Les pauvres, les affligés, les doux, les affamés, les persécutés…
Bref, tous ceux que l’opinion commune range d’ordinaire parmi les malheureux.
Quelles sont les pratiques qui procurent de la joie ?
La miséricorde, la droiture du cœur, les œuvres de paix, l’endurance aux persécutions…
Autant le dire, nous sommes là face à une proclamation qui joue la provocation.
L’éloge d’un bonheur à la fois démuni et tourné vers autrui est contraire au bonheur-hédonisme qui lui, tourne radicalement le dos à l’idéal de vertu et d’altruisme.
L’éloge d’un bonheur qui met en tension permanente le présent et le futur, le monde tangible et le royaume des cieux s’accorde mal avec notre rapport au temps et au réel dominé par le tout et tout de suite.
Le temps manque pour examiner dans le détail chacune des Béatitudes.
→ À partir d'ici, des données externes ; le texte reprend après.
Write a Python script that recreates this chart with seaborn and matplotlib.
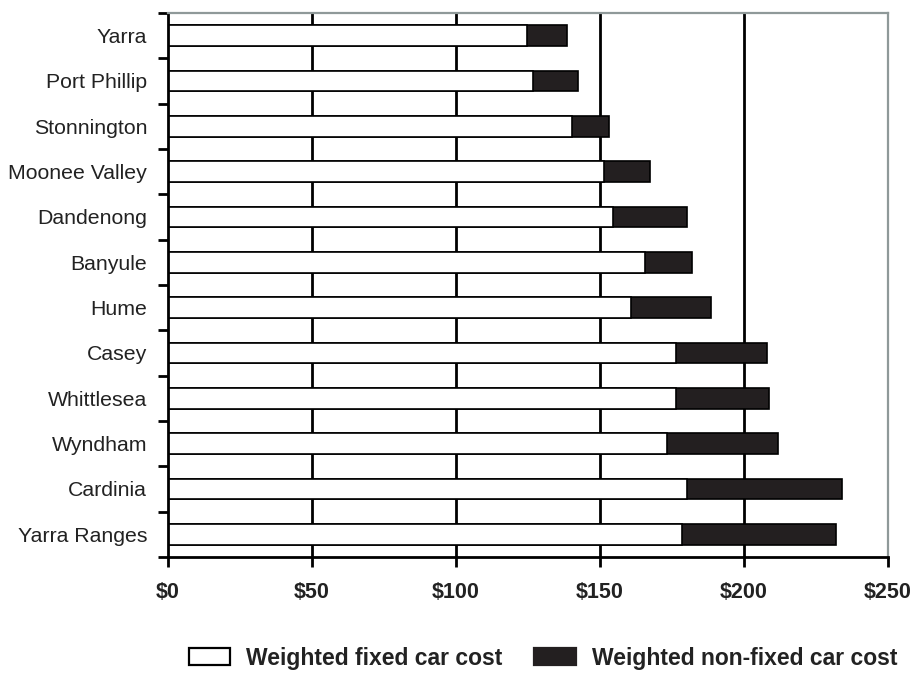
import matplotlib
matplotlib.use("Agg")
import matplotlib.pyplot as plt
from matplotlib.patches import Patch
from matplotlib.ticker import FixedLocator
import numpy as np
import pandas as pd
import seaborn as sns

# Weekly car cost by municipality ($)
councils = ["Yarra", "Port Phillip", "Stonnington", "Moonee Valley", "Dandenong",
            "Banyule", "Hume", "Casey", "Whittlesea", "Wyndham", "Cardinia",
            "Yarra Ranges"]
fixed_cost = [124.7, 126.9, 140.3, 151.3, 154.4, 165.5, 160.8, 176.4, 176.4,
              173.2, 180.1, 178.4]
non_fixed_cost = [13.7, 15.3, 12.8, 15.9, 25.7, 16.4, 27.8, 31.5, 32.4,
                  38.5, 53.8, 53.5]
x_ticks = [0, 50, 100, 150, 200, 250]
x_tick_labels = ["$0", "$50", "$100", "$150", "$200", "$250"]

df = pd.DataFrame({"council": councils, "fixed": fixed_cost,
                   "non_fixed": non_fixed_cost})
df["total"] = df["fixed"] + df["non_fixed"]

sns.set_theme(style="white")
plt.rcParams["font.family"] = ["Liberation Sans", "DejaVu Sans"]

DARK = "#231f20"
GREY_FRAME = "#8f9999"

fig = plt.figure(figsize=(9.14, 6.73), dpi=100)
ax = fig.add_axes([0.1838, 0.1724, 0.9716 - 0.1838, 0.9807 - 0.1724])

# stacked bars: full total in dark, fixed share overlaid in white
sns.barplot(data=df, x="total", y="council", orient="h", color=DARK,
            saturation=1, width=0.46, edgecolor="black", linewidth=1.2,
            ax=ax, zorder=3)
sns.barplot(data=df, x="fixed", y="council", orient="h", color="white",
            saturation=1, width=0.46, edgecolor="black", linewidth=1.2,
            ax=ax, zorder=4)

ax.set_xlim(0, 250)
ax.set_ylim(len(councils) - 0.5, -0.5)
ax.set_xlabel("")
ax.set_ylabel("")

# vertical reference lines behind the bars
for xv in x_ticks[1:-1]:
    ax.axvline(xv, color="black", lw=2, zorder=1)

ax.set_xticks(x_ticks)
ax.set_xticklabels(x_tick_labels, fontsize=15.5, fontweight="bold", color="#222222")
ax.tick_params(axis="x", which="major", direction="out", length=7, width=2,
               color="black", pad=11, bottom=True)

ax.yaxis.set_minor_locator(FixedLocator(np.arange(-0.5, len(councils), 1.0)))
ax.tick_params(axis="y", which="major", length=0, pad=15, labelsize=15.3,
               labelcolor="#222222")
ax.tick_params(axis="y", which="minor", direction="out", length=7, width=2,
               color="black", left=True)

for side in ("left", "bottom"):
    ax.spines[side].set_color("black")
    ax.spines[side].set_linewidth(2)
for side in ("top", "right"):
    ax.spines[side].set_color(GREY_FRAME)
    ax.spines[side].set_linewidth(1.6)
for sp in ax.spines.values():
    sp.set_zorder(5)

handles = [Patch(facecolor="white", edgecolor="black", linewidth=1.6,
                 label="Weighted fixed car cost"),
           Patch(facecolor=DARK, edgecolor=DARK, linewidth=1.6,
                 label="Weighted non-fixed car cost")]
fig.legend(handles=handles, loc="center", bbox_to_anchor=(0.594, 0.022),
           ncol=2, frameon=False, handlelength=1.8, handleheight=0.8,
           handletextpad=0.7, columnspacing=1.4,
           prop={"size": 16.5, "weight": "bold"}, labelcolor="#222222")

fig.savefig("out.png", dpi=100)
Pour mener à bien ce projet, il faudrait les faire entrer en résonance avec de nombreux autres textes de l’Ecriture.
Je me contenterai de faire 2 ou 3 observations.
Ce qui est commun à ces 9 Béatitudes c’est leur résistance au sens commun.
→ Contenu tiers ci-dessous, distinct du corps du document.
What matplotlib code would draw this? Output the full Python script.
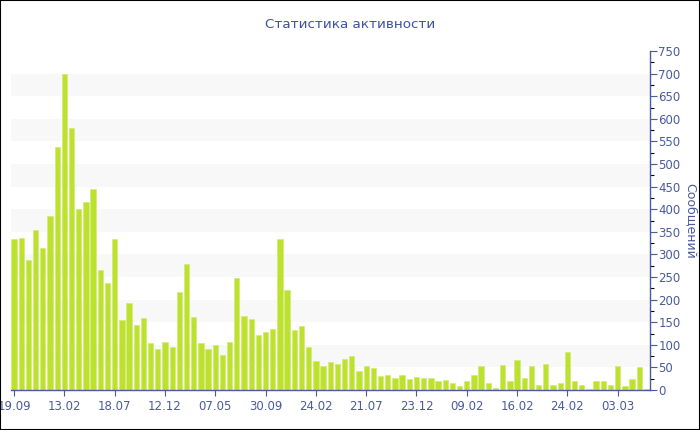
import numpy as np
import matplotlib
matplotlib.use("Agg")
import matplotlib.pyplot as plt
from matplotlib.patches import Rectangle

# messages per period
counts = [
    334, 336, 288, 355, 314, 386, 537, 699, 580, 401,
    415, 444, 265, 237, 334, 154, 193, 144, 160, 105,
    90, 107, 96, 216, 278, 161, 103, 91, 100, 77,
    106, 247, 164, 156, 122, 128, 136, 333, 221, 133,
    142, 96, 65, 52, 62, 58, 69, 75, 41, 52,
    49, 32, 33, 27, 34, 24, 29, 27, 27, 20,
    22, 16, 9, 21, 33, 52, 15, 4, 55, 20,
    66, 26, 54, 10, 57, 10, 16, 83, 19, 10,
    3, 20, 21, 12, 53, 9, 24, 50, 3,
]
tick_labels = ["19.09", "13.02", "18.07", "12.12", "07.05", "30.09", "24.02",
               "21.07", "23.12", "09.02", "16.02", "24.02", "03.03"]
tick_step = 7

axis_color = "#4a5a9c"
title_color = "#3f51a0"
bar_color = "#bde12f"

fig = plt.figure(figsize=(7, 4.3), dpi=100)
ax = fig.add_axes([10.5 / 700, 40 / 430, 639.5 / 700, 339 / 430])

x = np.arange(len(counts))

# alternating light bands
for lo in range(50, 750, 100):
    ax.axhspan(lo, lo + 50, color="#f8f8f8", lw=0, zorder=0)

ax.bar(x, counts, width=0.74, color=bar_color, edgecolor="#d3ec74",
       linewidth=0.5, zorder=2)

ax.set_xlim(-0.5, len(counts) - 0.5)
ax.set_ylim(0, 750)

ax.set_xticks(x[::tick_step][:len(tick_labels)])
ax.set_xticklabels(tick_labels)
ax.set_yticks(np.arange(0, 751, 50))
ax.set_yticks(np.arange(0, 751, 25), minor=True)

ax.yaxis.tick_right()
ax.yaxis.set_label_position("right")
ax.tick_params(axis="both", colors=axis_color, labelsize=8.5, direction="out")
ax.tick_params(axis="y", which="major", length=5, width=0.8, pad=1)
ax.tick_params(axis="y", which="minor", length=3, width=0.8)
ax.tick_params(axis="x", length=4, width=0.8, pad=3)

for side in ["left", "top"]:
    ax.spines[side].set_visible(False)
for side in ["right", "bottom"]:
    ax.spines[side].set_color(axis_color)
    ax.spines[side].set_linewidth(1.0)

ax.set_ylabel("Сообщений", color=axis_color, fontsize=9, rotation=270,
              labelpad=12)
fig.text(0.5, 1 - 25 / 430, "Статистика активности", color=title_color,
         fontsize=9.7, ha="center", va="center")

# black frame around the whole picture
fig.patches.append(Rectangle((0, 0), 1, 1, transform=fig.transFigure,
                             fill=False, edgecolor="black", linewidth=1.5))

fig.savefig("out.png", dpi=100)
Qui croit spontanément que la pauvreté puisse nous rendre heureux ?
Qui croit que la terre puisse appartenir aux doux ?
Qui croit faire reculer le malheur du monde grâce à son action ?
La 1ère Béatitude nous livre la clef de compréhension des 8 autres.
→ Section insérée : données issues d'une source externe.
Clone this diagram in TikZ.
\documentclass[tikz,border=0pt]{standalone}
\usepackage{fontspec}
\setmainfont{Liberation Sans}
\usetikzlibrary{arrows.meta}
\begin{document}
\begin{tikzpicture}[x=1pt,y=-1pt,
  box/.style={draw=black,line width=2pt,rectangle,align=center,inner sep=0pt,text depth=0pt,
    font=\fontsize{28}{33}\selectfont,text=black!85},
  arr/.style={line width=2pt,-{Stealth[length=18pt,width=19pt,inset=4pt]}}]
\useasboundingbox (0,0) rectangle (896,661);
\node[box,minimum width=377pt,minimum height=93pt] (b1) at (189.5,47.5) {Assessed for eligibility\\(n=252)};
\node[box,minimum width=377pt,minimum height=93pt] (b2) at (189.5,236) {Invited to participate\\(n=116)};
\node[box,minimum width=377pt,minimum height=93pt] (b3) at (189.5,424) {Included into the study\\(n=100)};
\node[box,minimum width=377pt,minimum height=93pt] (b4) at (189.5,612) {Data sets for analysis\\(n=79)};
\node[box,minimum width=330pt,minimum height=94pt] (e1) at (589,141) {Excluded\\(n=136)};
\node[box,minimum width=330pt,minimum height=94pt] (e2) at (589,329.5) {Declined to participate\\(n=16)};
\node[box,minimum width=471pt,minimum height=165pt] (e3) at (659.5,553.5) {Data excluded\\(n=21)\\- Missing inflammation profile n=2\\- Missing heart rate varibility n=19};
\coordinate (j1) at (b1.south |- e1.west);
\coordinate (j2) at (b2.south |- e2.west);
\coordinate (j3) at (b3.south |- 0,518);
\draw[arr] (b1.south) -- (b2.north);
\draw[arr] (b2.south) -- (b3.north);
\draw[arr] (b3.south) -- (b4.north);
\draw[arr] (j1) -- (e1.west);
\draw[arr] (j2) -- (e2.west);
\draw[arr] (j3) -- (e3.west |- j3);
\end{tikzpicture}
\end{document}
Heureux les pauvres en esprit car le royaume des cieux est à eux
Il est fréquemment question des pauvres dans la Bible, notamment dans les psaumes.
C’est une des tâches du Messie de défendre les droits des humbles (Esaïe 11.4).
Les pauvres ne désignent pas seulement la catégorie des pauvres au plan économique.
L’anaw c’est celui qui accepte sa condition comme une condition de manque.
Les doux, les humbles, les compatissants, les artisans de paix, les pauvres en esprit font partie de ce peuple de pauvres, de petits, d’anawims.
Au-delà ou plus exactement en-deçà de toute considération matérielle, le pauvre c’est celui qui est conscient de sa pauvreté originelle, de son manque à être, de ses défaillances, de ses pertes et de ses deuils, et donc de sa dépendance à l’égard de Dieu.
Cette dépendance à Dieu permet de ne pas être attaché « religieusement » aux biens matériels, au pouvoir, aux fonctions.
Le pauvre c’est celui qui accepte de ne pas voir tous ses besoins comblés. Celui qui relativise ce qu’il a à sa disposition.
Cette pauvreté-dépendance nous fait découvrir une richesse imprenable, inaliénable : la liberté intérieure.
Est souverainement libre celui qui ne convoite rien.
Et en même temps, cette pauvreté-dépendance nous met à l’abri : si notre trésor est en Dieu, personne ne pourra nous le ravir.
En faisant allusion au lien avec la personne du Christ, la 9ème Béatitude éclaire le fondement et l’orientation du bonheur.
Heureux êtes-vous lorsqu’on vous insulte, qu’on vous persécute et qu’on répande faussement sur vous toutes sortes de méchancetés, à cause de moi.
N’oublions pas, celui qui prononce les Béatitudes et auquel nous sommes liés n’est pas un homme de pouvoir, d’influence ou de réseaux mais un jeune homme aux mains vides, appuyé sur Dieu.
Les Béatitudes lui ressemblent.
Elles tracent une voie d’accès au bonheur tout à fait singulière et paradoxale.
A notre appétit de richesse elles opposent la pauvreté, à notre agressivité, la douceur, à notre soif de jouissances, la patience et l’amour de la justice, à notre dureté, la miséricorde, à notre inclination au mal, la pureté de cœur…
Parce que nous avons remis notre cause entre les mains de Dieu, alors :
- Le bonheur cesse d’être absence de malheur pour devenir transfiguration du malheur.
- Le bonheur cesse d’être ce qui se conquiert pour devenir ce qui se reçoit
- Le bonheur ne réside plus seulement dans le fait d’être heureux dans le monde, mais dans le geste de rendre le monde heureux
- Le bonheur n’est pas dans l’accumulation des plaisirs dans la vie, mais dans un plaisir de vivre
- Enfin le bonheur des béatitudes se nourrit de promesses de bonheur.
Poser le bonheur comme quelque chose qui est en avant de nous – dans le royaume des cieux– protège contre les illusions terrestres. On ne peut demander à la vie ce qu’elle ne peut nous donner.
C’est une manière implicite de reconnaître que ce n’est qu’en Dieu et en lui seul que tout sera accompli.
Les Béatitudes n’est pas une anthropologie (une sagesse humaine) mais une théologie. Le bonheur en marche se cueille comme un fruit de la filiation.